The United States document was a letter to Sir Pierson Dixon of Britain, this month’s president of the Council, from the head of the American delegation, Henry Cabot Lodge, asking that the Council be convened by tomorrow or as soon thereafter as possible. In that letter, Mr. Lodge made specific reference to the Council’s October 13 resolution which now forms one of the bases of Israel’s claims to freedom of passage through the Suez Canal.

The second reference to the October 13 resolution was in the letter from Dr. Fawzi who specifically “noted” his government’s awareness of that resolution. Dr. Fawzi did, however, imply that Egypt may bring up its own interpretations of that resolution.

Dr. Fawzi’s letter to Mr. Hammarskjold was a foreword to Egypt’s new “declaration on the Suez Canal and arrangements for its operation.” The declaration made a number of points that Israelis will examine closely. It speaks of “free navigation” through the Canal in line with the Constantinople Convention of 1888. However, Egypt is certain to insist that that Convention, which Israel also invokes, permits it to bar Israeli shipping under one clause referring to “a state of war.” Egypt insists it is still “at war” with Israel.

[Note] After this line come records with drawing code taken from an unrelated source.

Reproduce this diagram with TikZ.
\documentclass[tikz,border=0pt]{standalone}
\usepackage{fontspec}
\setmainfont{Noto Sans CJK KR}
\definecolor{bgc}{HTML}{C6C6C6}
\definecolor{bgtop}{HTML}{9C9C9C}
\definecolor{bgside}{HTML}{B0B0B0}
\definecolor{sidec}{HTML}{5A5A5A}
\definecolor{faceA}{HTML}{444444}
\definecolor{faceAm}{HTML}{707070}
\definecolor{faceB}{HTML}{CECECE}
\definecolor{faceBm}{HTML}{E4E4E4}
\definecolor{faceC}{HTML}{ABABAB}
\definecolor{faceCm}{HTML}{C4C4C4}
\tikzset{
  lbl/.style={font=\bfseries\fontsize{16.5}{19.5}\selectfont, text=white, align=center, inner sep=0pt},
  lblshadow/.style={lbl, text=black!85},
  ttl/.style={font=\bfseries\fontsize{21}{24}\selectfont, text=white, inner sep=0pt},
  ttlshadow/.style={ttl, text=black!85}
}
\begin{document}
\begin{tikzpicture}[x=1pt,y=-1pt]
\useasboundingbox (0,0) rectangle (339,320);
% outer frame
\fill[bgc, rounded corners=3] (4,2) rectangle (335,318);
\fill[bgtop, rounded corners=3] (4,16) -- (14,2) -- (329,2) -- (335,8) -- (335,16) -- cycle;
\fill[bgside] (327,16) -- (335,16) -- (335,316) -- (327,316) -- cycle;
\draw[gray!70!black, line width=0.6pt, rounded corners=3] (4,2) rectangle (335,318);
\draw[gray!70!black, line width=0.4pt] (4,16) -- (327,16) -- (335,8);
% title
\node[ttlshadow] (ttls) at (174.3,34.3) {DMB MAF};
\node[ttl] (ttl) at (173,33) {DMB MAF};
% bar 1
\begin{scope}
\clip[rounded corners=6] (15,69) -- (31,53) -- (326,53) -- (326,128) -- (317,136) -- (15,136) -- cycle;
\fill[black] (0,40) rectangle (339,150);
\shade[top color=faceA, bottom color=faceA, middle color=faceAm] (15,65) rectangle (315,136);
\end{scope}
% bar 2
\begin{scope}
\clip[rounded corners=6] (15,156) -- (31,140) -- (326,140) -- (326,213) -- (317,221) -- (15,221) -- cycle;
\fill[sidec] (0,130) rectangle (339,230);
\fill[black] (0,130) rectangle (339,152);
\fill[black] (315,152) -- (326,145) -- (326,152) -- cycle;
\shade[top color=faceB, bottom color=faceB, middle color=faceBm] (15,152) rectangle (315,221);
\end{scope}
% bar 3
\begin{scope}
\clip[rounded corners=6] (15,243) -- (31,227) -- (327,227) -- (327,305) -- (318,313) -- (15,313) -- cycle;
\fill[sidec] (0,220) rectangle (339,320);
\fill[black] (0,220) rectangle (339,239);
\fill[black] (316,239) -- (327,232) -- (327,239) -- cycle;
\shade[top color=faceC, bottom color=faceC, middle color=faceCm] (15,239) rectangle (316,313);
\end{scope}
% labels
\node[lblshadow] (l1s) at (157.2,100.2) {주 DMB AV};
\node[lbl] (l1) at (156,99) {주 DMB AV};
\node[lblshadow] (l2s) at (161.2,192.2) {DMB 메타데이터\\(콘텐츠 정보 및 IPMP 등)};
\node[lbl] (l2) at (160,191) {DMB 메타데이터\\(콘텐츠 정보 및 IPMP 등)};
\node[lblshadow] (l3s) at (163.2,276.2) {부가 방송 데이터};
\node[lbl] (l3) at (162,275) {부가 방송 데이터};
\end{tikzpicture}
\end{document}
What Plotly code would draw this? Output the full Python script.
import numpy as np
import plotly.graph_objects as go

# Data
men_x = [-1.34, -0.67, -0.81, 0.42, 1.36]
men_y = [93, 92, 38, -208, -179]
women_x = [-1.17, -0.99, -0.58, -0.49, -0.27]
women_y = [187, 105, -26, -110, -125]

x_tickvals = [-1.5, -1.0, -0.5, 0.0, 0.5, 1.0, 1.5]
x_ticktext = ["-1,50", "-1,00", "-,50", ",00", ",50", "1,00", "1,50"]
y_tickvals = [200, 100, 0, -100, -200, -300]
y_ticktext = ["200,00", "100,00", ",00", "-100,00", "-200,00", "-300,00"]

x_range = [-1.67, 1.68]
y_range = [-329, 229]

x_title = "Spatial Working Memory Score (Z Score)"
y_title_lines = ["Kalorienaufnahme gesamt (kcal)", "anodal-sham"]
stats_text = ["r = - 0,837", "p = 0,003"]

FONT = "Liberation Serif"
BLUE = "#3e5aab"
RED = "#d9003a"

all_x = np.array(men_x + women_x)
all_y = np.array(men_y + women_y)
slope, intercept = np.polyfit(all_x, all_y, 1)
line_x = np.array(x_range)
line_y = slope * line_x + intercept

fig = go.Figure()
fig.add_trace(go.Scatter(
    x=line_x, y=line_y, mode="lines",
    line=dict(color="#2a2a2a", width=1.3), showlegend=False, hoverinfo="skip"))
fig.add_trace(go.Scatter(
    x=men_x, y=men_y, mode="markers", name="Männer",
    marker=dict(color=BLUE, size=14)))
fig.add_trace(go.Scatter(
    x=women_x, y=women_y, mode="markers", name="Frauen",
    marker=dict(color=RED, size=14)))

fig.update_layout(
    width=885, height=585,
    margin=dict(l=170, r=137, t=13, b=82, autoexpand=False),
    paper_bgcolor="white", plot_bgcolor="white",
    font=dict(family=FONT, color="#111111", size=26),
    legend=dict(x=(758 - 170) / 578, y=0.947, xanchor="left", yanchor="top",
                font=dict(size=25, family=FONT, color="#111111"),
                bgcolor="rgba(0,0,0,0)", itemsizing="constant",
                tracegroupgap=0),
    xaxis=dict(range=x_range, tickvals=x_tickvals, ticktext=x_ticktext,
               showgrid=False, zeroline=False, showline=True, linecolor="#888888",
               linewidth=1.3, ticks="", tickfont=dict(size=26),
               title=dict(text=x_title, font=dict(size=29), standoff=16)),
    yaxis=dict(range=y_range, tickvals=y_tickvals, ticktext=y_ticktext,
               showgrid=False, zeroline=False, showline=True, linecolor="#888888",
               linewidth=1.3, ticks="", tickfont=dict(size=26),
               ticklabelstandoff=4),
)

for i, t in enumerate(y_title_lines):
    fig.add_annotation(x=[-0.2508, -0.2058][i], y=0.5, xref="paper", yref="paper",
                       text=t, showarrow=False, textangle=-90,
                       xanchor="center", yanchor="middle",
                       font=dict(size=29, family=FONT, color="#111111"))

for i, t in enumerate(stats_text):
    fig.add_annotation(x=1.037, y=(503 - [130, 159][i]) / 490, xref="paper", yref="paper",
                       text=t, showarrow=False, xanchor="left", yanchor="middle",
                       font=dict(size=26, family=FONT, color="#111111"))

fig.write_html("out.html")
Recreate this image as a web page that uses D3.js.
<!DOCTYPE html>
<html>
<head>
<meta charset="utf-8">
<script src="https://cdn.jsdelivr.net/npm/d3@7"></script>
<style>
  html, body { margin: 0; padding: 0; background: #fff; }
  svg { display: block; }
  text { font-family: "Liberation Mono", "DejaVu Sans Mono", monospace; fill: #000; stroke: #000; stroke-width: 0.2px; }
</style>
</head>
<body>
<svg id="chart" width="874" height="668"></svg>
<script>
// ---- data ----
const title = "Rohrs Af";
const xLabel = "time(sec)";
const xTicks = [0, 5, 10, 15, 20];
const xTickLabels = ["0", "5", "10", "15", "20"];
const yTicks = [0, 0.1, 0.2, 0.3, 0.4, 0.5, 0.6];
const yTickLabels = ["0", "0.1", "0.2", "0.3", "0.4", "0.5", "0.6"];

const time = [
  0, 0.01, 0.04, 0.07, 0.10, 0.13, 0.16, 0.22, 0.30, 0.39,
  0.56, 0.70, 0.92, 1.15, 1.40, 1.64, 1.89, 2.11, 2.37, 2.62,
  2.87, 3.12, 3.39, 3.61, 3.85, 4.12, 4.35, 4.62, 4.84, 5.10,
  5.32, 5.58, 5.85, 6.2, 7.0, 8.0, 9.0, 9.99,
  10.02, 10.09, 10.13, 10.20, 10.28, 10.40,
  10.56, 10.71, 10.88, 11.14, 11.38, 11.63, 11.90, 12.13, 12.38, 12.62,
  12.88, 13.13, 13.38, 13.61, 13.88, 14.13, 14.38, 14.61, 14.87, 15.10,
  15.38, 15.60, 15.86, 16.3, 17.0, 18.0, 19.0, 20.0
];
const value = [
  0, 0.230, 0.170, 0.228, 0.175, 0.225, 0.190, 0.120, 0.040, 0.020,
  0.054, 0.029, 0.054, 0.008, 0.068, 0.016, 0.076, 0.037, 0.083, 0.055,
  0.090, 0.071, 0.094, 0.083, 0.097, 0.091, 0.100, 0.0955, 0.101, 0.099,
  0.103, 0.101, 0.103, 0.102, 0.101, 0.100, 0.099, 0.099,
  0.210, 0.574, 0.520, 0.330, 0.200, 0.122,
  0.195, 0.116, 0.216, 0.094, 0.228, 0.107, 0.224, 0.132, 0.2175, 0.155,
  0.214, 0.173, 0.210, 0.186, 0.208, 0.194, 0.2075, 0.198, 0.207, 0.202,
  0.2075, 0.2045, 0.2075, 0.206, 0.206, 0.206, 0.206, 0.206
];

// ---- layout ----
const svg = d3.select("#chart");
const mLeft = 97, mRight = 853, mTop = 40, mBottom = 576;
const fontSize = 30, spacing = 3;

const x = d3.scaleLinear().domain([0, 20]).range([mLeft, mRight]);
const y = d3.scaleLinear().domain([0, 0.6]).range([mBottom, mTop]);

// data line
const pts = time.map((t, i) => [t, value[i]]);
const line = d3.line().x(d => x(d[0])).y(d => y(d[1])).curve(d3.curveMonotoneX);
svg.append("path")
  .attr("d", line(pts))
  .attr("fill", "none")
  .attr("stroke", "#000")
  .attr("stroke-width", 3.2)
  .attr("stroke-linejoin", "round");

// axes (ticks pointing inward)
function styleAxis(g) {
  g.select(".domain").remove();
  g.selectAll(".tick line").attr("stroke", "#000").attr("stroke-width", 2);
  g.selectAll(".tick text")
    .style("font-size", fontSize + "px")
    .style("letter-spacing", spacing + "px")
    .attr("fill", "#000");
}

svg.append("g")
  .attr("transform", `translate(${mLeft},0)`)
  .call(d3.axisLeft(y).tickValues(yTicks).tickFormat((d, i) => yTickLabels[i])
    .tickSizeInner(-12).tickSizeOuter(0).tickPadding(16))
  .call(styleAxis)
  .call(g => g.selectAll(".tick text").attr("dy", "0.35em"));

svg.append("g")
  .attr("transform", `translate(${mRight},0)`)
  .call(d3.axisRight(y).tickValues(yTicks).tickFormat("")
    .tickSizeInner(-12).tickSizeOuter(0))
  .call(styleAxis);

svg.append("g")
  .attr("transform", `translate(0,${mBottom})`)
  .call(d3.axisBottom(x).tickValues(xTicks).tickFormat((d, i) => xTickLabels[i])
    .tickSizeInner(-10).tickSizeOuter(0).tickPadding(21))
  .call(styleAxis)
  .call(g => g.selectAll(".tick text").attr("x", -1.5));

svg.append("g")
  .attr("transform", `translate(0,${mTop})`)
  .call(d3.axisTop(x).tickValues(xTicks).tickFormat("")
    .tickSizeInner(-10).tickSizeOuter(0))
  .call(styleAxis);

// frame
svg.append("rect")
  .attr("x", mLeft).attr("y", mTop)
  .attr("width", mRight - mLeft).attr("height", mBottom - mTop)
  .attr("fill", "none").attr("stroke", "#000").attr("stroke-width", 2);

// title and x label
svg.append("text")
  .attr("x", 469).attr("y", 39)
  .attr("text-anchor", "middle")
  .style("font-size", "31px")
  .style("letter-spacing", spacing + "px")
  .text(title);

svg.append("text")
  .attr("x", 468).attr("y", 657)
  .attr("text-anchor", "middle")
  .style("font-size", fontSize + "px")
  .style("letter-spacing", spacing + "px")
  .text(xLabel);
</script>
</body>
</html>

One clause in the new declaration pledges Egypt “in no case to grant any vessel, company or other party any advantage not accorded to other vessels, companies or parties, ” and refers specifically to avoidance of “discrimination.”

Egypt expresses itself as willing to have any alleged violations of its declaration arbitrated. Arbitrators are to be chosen: One by Egypt, one by the complainant, and one by both; in case the two disagree, the third arbitrator is to be appointed by the President of the International Court of Justice.

Disputes or agreements arising out of differing interpretations of the 1888 Convention are also to be arbitrated, according to the Egyptian pledge. Here again, final resort will be to the International Court of Justice. Egypt pledges itself in cases of arbitration or International Court decisions to accept such decision as binding.

In his letter to Mr. Hammarskjold, Dr. Fawzi gave Egypt’s declaration the form of an international treaty which will be registered with the United Nations. That means that all member states who, then, agree to accept this declaration should be accorded equal rights under the instrument. That point, too, was seen as favoring Israel’s claims.